The mental health system is in crisis. In that the TAC is exactly right. It is true that sometimes people are dangerous and we all need protection from them. However their ideas go far past that. They make assumptions that are simply not true or based on dubious assumptions or studies. They go much further making mental illness as being even more a source of stigma than it is now. In that alone they pose a real danger to anyone who struggles with mental health issues.
What we can’t afford to not afford
January 27, 2009I heard a state legislator ask his colleagues one time, “How long can we afford to delude ourselves? We work so hard to control short-term costs because we can’t afford them, but in the process ignore long term costs that are destroying us.”
I think it is a little like trying to figure out how to safely swim in a river of alligators rather than trying to figure out how not to get in the river. Eventually the gators will get you. Our health care system can’t figure out how to get out of the river.
Just looking through the papers is like watching a disaster unfold. We are worrying about asteroid dust, while the big meteors are headed directly towards us. Just look at a few of the events:
- Unemployment continues to rise. Most states report a 5-10% rise in Medicaid. They can’t pay for what they have now.
- Those who have jobs are finding health costs spiral through the roof. They are eating up more and more of salaries.
- More people are deciding which medication to take or if they can take medication than ever before.
- Some doctors are reporting increases in sickness, because people can no longer afford the food or other things they need to live a health life style.
- As stress increases the need for mental health services are rising.
- The budget for mental health services is decreasing rapidly.
- No one knows which business is going under next.
- Without mental health services effectively provided the jails, the homeless, and suicides are sure to rise.
- The papers are littered with stories of big pharmaceutical companies employing deceptive practices to people that don’t work near as well as advertized and which in some cases leads to disastrous side effects.
- The medical system is seen by too many , not as a source of opportunity to make their life better and longer, but as a source of deprivation only their to line their own pockets at the expense of ordinary people.

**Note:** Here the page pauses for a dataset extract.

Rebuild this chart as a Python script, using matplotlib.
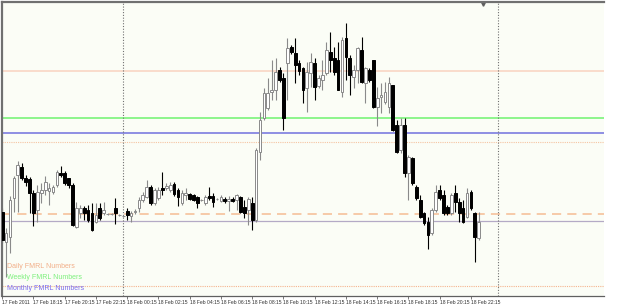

And then recently I saw another story. A group in California had done a study that showed that the movement to a single payer system would add over 2 million jobs, as well as having considerable other positive economic impacts. And that doesn’t include what it would do for the general health.
There is something we need to understand and make sure our folks in government both understand and act on. Health care reform is not what happens when the economy gets back on board and we can “afford it.” Health care reform is a major part of getting the system back on board.
We don’t have to swim with the gators. There are other rivers.